Users can build on that by writing tests which use those exported values, demonstrating expected behavior, there's no need or expectation that every possible corner is covered by the test suite right at 1.0. Maintainers can add those tests to the API set if they agree that the assertions should be invariant.

Part of why I like this idea is there's a reluctance, which you're showing, to make major version releases. It's stressful for the maintainers and the users. In this system, the broken tests stay in the suite, and get moved out to the version 1 set. Users can assert the tests in the suite which fix behavior they rely on, and automated tooling can tell them if it's definitely not safe to upgrade (nothing can assure that any upgrade is completely safe, certainly not Scout's-honor SemVer). Making major releases should be less fraught. It's sadly common for package maintainers to make changes which are actually breaking, and claim that's not what happened, so they can keep a 1 in the front of their version string. That's a perverse incentive.

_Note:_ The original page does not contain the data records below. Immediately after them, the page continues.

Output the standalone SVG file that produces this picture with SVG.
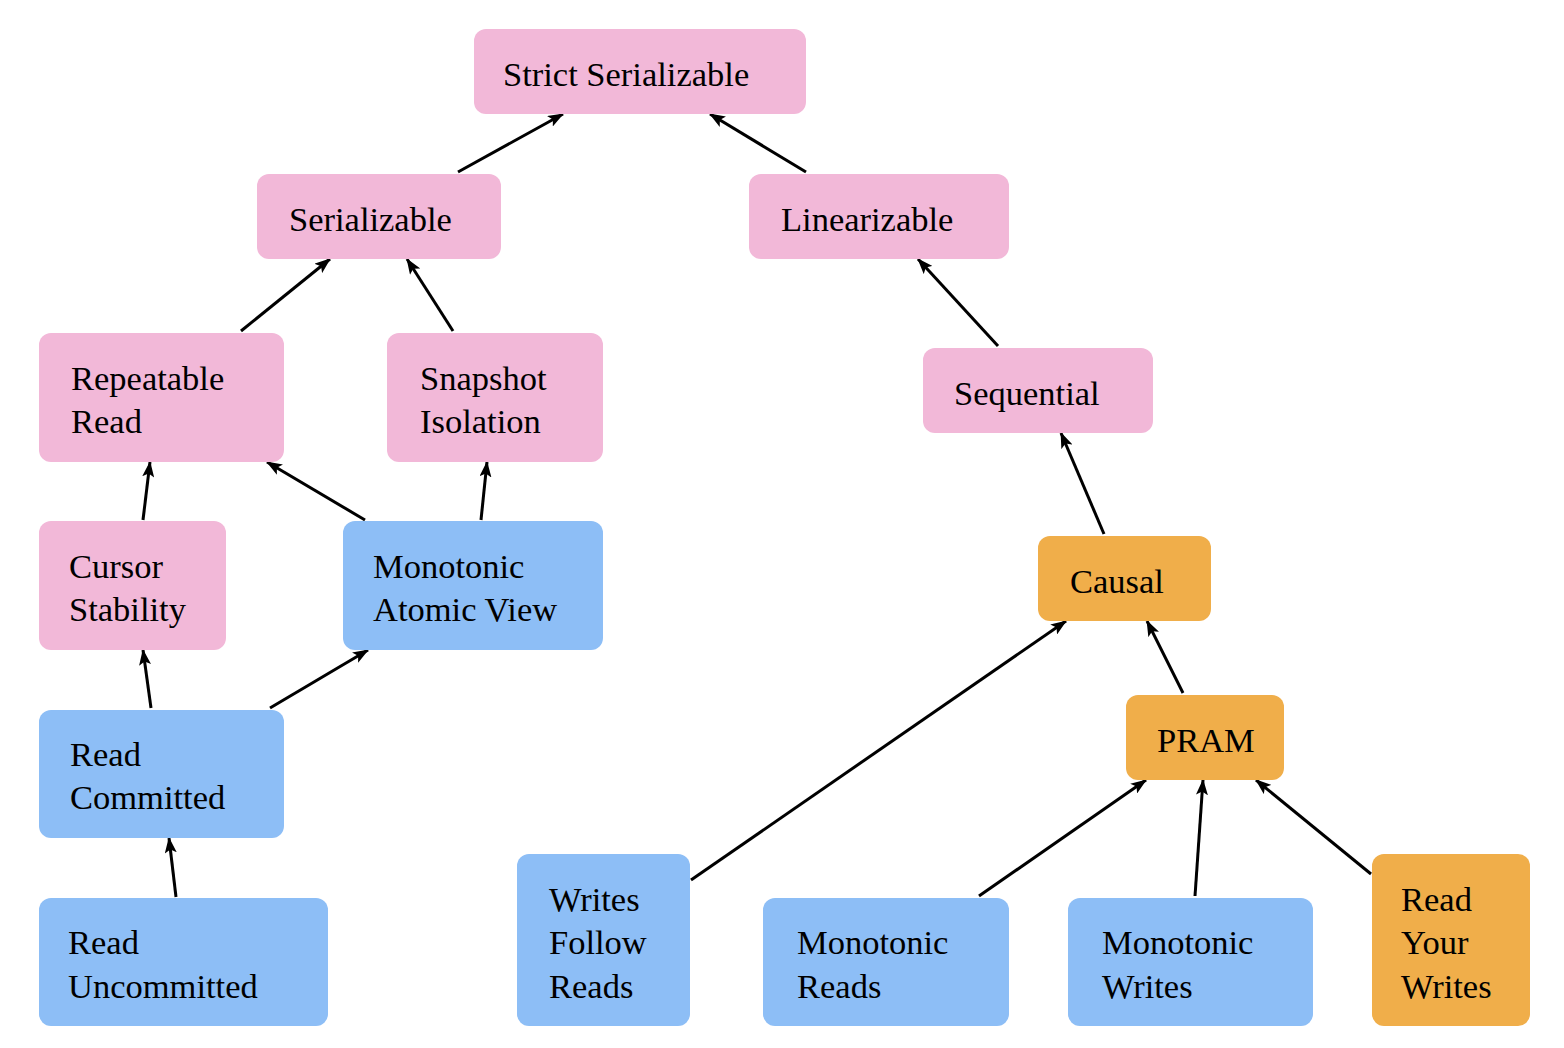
<svg xmlns="http://www.w3.org/2000/svg" width="1564" height="1048" viewBox="0 0 1564 1048">
<style>
.n rect{rx:12;ry:12}
.p{fill:#F2B8D8}
.b{fill:#8DBEF6}
.o{fill:#F0AE4A}
text{font-family:"Liberation Serif","Times New Roman",serif;font-size:34.5px;fill:#000}
.e line{stroke:#000;stroke-width:3;marker-end:url(#ah)}
</style>
<defs>
<marker id="ah" viewBox="0 0 16 12" refX="15" refY="6" markerWidth="16" markerHeight="12" markerUnits="userSpaceOnUse" orient="auto">
<path d="M0,0 L16,6 L0,12 L3.5,6 Z" fill="#000"/>
</marker>
</defs>
<rect width="1564" height="1048" fill="#fff"/>
<g class="e" id="edges">
<line x1="458" y1="172" x2="563" y2="114"/>
<line x1="806" y1="172" x2="710" y2="114"/>
<line x1="241" y1="331" x2="330" y2="259"/>
<line x1="453" y1="331" x2="407" y2="259"/>
<line x1="998" y1="346" x2="918" y2="259"/>
<line x1="143" y1="520" x2="150" y2="462"/>
<line x1="365" y1="520" x2="267" y2="462"/>
<line x1="481" y1="520" x2="487" y2="462"/>
<line x1="1104" y1="534" x2="1061" y2="433"/>
<line x1="151" y1="708" x2="143" y2="650"/>
<line x1="270" y1="708" x2="368" y2="650"/>
<line x1="176" y1="897" x2="169" y2="838"/>
<line x1="691" y1="880" x2="1066" y2="621"/>
<line x1="1183" y1="693" x2="1147" y2="621"/>
<line x1="979" y1="896" x2="1146" y2="780"/>
<line x1="1195" y1="896" x2="1203" y2="780"/>
<line x1="1371" y1="874" x2="1256" y2="780"/>
</g>
<g class="n" id="strict-serializable"><rect class="p" x="474" y="29" width="332" height="85"/><text x="503" y="86">Strict Serializable</text></g>
<g class="n" id="serializable"><rect class="p" x="257" y="174" width="244" height="85"/><text x="289" y="231">Serializable</text></g>
<g class="n" id="linearizable"><rect class="p" x="749" y="174" width="260" height="85"/><text x="781" y="231">Linearizable</text></g>
<g class="n" id="repeatable-read"><rect class="p" x="39" y="333" width="245" height="129"/><text x="71" y="390">Repeatable</text><text x="71" y="433">Read</text></g>
<g class="n" id="snapshot-isolation"><rect class="p" x="387" y="333" width="216" height="129"/><text x="420" y="390">Snapshot</text><text x="420" y="433">Isolation</text></g>
<g class="n" id="sequential"><rect class="p" x="923" y="348" width="230" height="85"/><text x="954" y="405">Sequential</text></g>
<g class="n" id="cursor-stability"><rect class="p" x="39" y="521" width="187" height="129"/><text x="69" y="578">Cursor</text><text x="69" y="621">Stability</text></g>
<g class="n" id="monotonic-atomic-view"><rect class="b" x="343" y="521" width="260" height="129"/><text x="373" y="578">Monotonic</text><text x="373" y="621">Atomic View</text></g>
<g class="n" id="causal"><rect class="o" x="1038" y="536" width="173" height="85"/><text x="1070" y="593">Causal</text></g>
<g class="n" id="read-committed"><rect class="b" x="39" y="710" width="245" height="128"/><text x="70" y="766">Read</text><text x="70" y="809">Committed</text></g>
<g class="n" id="pram"><rect class="o" x="1126" y="695" width="158" height="85"/><text x="1157" y="752">PRAM</text></g>
<g class="n" id="writes-follow-reads"><rect class="b" x="517" y="854" width="173" height="172"/><text x="549" y="911">Writes</text><text x="549" y="954">Follow</text><text x="549" y="998">Reads</text></g>
<g class="n" id="read-uncommitted"><rect class="b" x="39" y="898" width="289" height="128"/><text x="68" y="954">Read</text><text x="68" y="998">Uncommitted</text></g>
<g class="n" id="monotonic-reads"><rect class="b" x="763" y="898" width="246" height="128"/><text x="797" y="954">Monotonic</text><text x="797" y="998">Reads</text></g>
<g class="n" id="monotonic-writes"><rect class="b" x="1068" y="898" width="245" height="128"/><text x="1102" y="954">Monotonic</text><text x="1102" y="998">Writes</text></g>
<g class="n" id="read-your-writes"><rect class="o" x="1372" y="854" width="158" height="172"/><text x="1401" y="911">Read</text><text x="1401" y="954">Your</text><text x="1401" y="998">Writes</text></g>
</svg>
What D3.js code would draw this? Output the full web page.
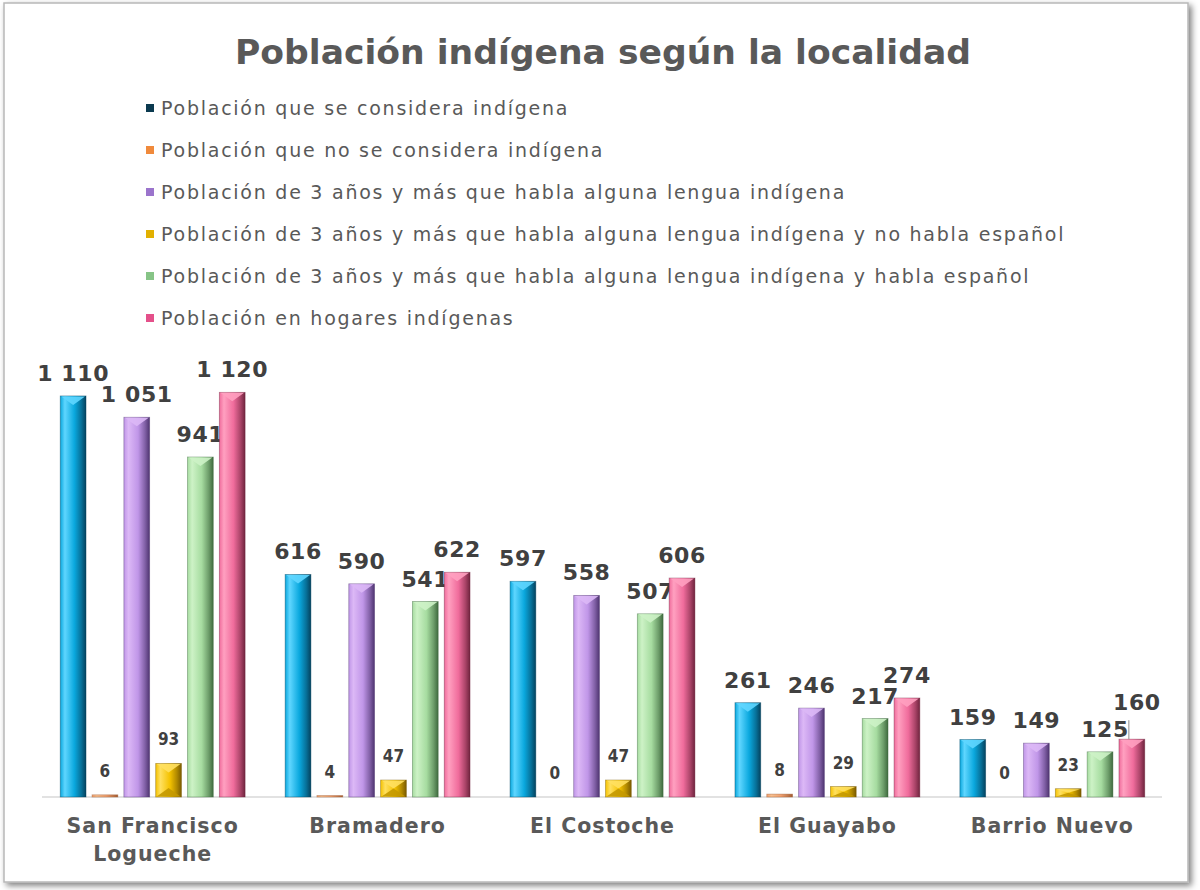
<!DOCTYPE html>
<html><head><meta charset="utf-8">
<script src="https://cdn.jsdelivr.net/npm/d3@7/dist/d3.min.js"></script>
<style>
html,body{margin:0;padding:0;background:#fff;}
svg{display:block;}
</style></head>
<body>
<svg id="chart" width="1200" height="890"></svg>
<script>
// ---- DATA ----
const title = "Población indígena según la localidad";
const categories = ["San Francisco\nLogueche", "Bramadero", "El Costoche", "El Guayabo", "Barrio Nuevo"];
const seriesNames = [
  "Población que se considera indígena",
  "Población que no se considera indígena",
  "Población de 3 años y más que habla alguna lengua indígena",
  "Población de 3 años y más que habla alguna lengua indígena y no habla español",
  "Población de 3 años y más que habla alguna lengua indígena y habla español",
  "Población en hogares indígenas"
];
const seriesConsidera   = [1110, 616, 597, 261, 159];
const seriesNoConsidera = [6, 4, 0, 8, 0];
const seriesHabla       = [1051, 590, 558, 246, 149];
const seriesNoEspanol   = [93, 47, 47, 29, 23];
const seriesEspanol     = [941, 541, 507, 217, 125];
const seriesHogares     = [1120, 622, 606, 274, 160];
const seriesValues = [seriesConsidera, seriesNoConsidera, seriesHabla, seriesNoEspanol, seriesEspanol, seriesHogares];

// colours
const legendColors = ["#0b3a4f", "#f08a3c", "#9b74cc", "#e2b000", "#86c486", "#e4508a"];
const barLight = ["#5fd6ff", "#f8c090", "#dcb8f6", "#ffe060", "#cdf2c6", "#ffa0c0"];
const barBase  = ["#0aa8de", "#f0a070", "#c096e8", "#f4c200", "#a6dca0", "#f06c9c"];
const barDark  = ["#04425e", "#a05a30", "#4e3470", "#7a5a00", "#3e6a3e", "#70243e"];
const smallLabelSeries = [1, 3];

// ---- CHART ----
const svg = d3.select("#chart");
const defs = svg.append("defs");

const f = defs.append("filter").attr("id","shadow").attr("x","-5%").attr("y","-5%").attr("width","110%").attr("height","110%");
f.append("feGaussianBlur").attr("in","SourceAlpha").attr("stdDeviation",3);
f.append("feOffset").attr("dx",3).attr("dy",3).attr("result","ob");
f.append("feComponentTransfer").append("feFuncA").attr("type","linear").attr("slope",0.5);
const fm = f.append("feMerge"); fm.append("feMergeNode"); fm.append("feMergeNode").attr("in","SourceGraphic");

svg.append("rect").attr("x",4).attr("y",3).attr("width",1184).attr("height",879)
  .attr("fill","#fff").attr("stroke","#b8b8b8").attr("stroke-width",1.5).attr("filter","url(#shadow)");

seriesNames.forEach((n,i)=>{
  const g = defs.append("linearGradient").attr("id","g"+i).attr("x1","0%").attr("x2","100%").attr("y1","0%").attr("y2","0%");
  g.append("stop").attr("offset","0%").attr("stop-color",barBase[i]);
  g.append("stop").attr("offset","18%").attr("stop-color",barLight[i]);
  g.append("stop").attr("offset","55%").attr("stop-color",barBase[i]);
  g.append("stop").attr("offset","82%").attr("stop-color",d3.interpolateRgb(barBase[i],barDark[i])(0.55));
  g.append("stop").attr("offset","100%").attr("stop-color",barDark[i]);
});

// title
svg.append("text").attr("x",603).attr("y",64).attr("text-anchor","middle")
  .attr("font-family","'DejaVu Sans',sans-serif").attr("font-weight","bold")
  .attr("font-size",34).attr("fill","#595959")
  .attr("textLength",736).attr("lengthAdjust","spacingAndGlyphs")
  .text(title);

// legend
const legend = svg.append("g");
seriesNames.forEach((n,i)=>{
  const yy = 108 + i*42;
  legend.append("rect").attr("x",146).attr("y",yy-4).attr("width",8).attr("height",8).attr("fill",legendColors[i]);
  legend.append("text").attr("x",161).attr("y",yy+6.5)
    .attr("font-family","'DejaVu Sans',Verdana,sans-serif").attr("font-size",19).attr("letter-spacing",1.75).attr("fill","#595959")
    .text(n);
});

// scales
const baseY = 797;
const y = d3.scaleLinear().domain([0,1200]).range([baseY, baseY - 1200*0.3613]);
const x0 = d3.scaleBand().domain(categories).range([40,1165]).paddingInner(0.178).paddingOuter(0.09);
const x1 = d3.scaleBand().domain(d3.range(seriesNames.length)).range([0,x0.bandwidth()]).paddingInner(0.19).paddingOuter(0);

const xAxis = d3.axisBottom(x0).tickSize(0).tickFormat("");
const axG = svg.append("g").attr("transform",`translate(0,${baseY})`).call(xAxis);
axG.select(".domain").attr("stroke","#d9d9d9").attr("stroke-width",1.5).attr("d",`M42,0H1162`);

const fmt = d3.formatLocale({decimal:",", thousands:" ", grouping:[3], currency:["$",""]}).format(",d");

const groups = svg.append("g").selectAll("g").data(categories).join("g")
  .attr("transform",d=>`translate(${x0(d)},0)`);

groups.each(function(cat,ci){
  const g = d3.select(this);
  seriesValues.forEach((vals,si)=>{
    const v = vals[ci];
    const bx = x1(si), bw = x1.bandwidth();
    const top = y(v), h = baseY - top;
    if (h > 0) {
      g.append("rect").attr("x",bx).attr("y",top).attr("width",bw).attr("height",h)
        .attr("fill",`url(#g${si})`).attr("stroke",barDark[si]).attr("stroke-opacity",0.5).attr("stroke-width",0.8);
      const th = Math.min(9, h/2);
      if (h > 4) {
        g.append("path").attr("d",`M${bx+1},${top+0.5}L${bx+bw-1},${top+0.5}L${bx+bw/2},${top+th}Z`)
          .attr("fill",barLight[si]).attr("opacity",0.9);
        if (h < 40) {
          g.append("path").attr("d",`M${bx+1},${baseY-0.5}L${bx+bw-1},${baseY-0.5}L${bx+bw/2},${baseY-th}Z`)
            .attr("fill",d3.interpolateRgb(barBase[si],barDark[si])(0.4)).attr("opacity",0.9);
        }
      }
    }
    const small = smallLabelSeries.includes(si);
    let ly = top - (small ? 18 : 15);
    let lx = bx + bw/2;
    if (si === 4 && ci === categories.length-1) lx += 5;
    if (si === 5 && ci === categories.length-1) {
      const bumped = ly - 14;
      g.append("line").attr("x1",lx-3).attr("x2",lx-3).attr("y1",bumped+10).attr("y2",top)
        .attr("stroke","#8c8c8c").attr("stroke-width",1);
      ly = bumped; lx = lx + 5;
    }
    g.append("text").attr("x",lx).attr("y",ly).attr("text-anchor","middle")
      .attr("font-family", small ? "'DejaVu Sans Condensed','DejaVu Sans',sans-serif" : "'DejaVu Sans',Verdana,sans-serif")
      .attr("font-weight","bold").attr("font-size", small ? 17 : 22).attr("fill","#404040")
      .attr("letter-spacing", small ? 0 : 0.6)
      .text(fmt(v));
  });
});

categories.forEach(c=>{
  const lines = c.split("\n");
  const cx = x0(c)+x0.bandwidth()/2;
  const t = svg.append("text").attr("x",cx).attr("y",833).attr("text-anchor","middle")
    .attr("font-family","'DejaVu Sans',Verdana,sans-serif").attr("font-weight","bold").attr("font-size",20.5)
    .attr("letter-spacing",1).attr("fill","#595959");
  lines.forEach((l,i)=>t.append("tspan").attr("x",cx).attr("dy",i?28:0).text(l));
});
</script>
</body></html>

The worst case scenario which seems to concern you is what? The code is good but the tests are bad? Ok, write a sheepish NEWS.md assuring everyone that nothing is really changing but the test suite, and cut another major version. Laugh about it later.

withinboredom · on Feb 20, 2024

Making 0.* special, doesn't actually fix the issue I'm describing, but just pushes it to 2.0.

Example: now that 1.0 is released, I want to add two new massively breaking changes. The team opens two PRs. The first one merges and bumps the version to 2.0, then the next one merges, and it gets bumped to 3.0. That sounds ridiculous.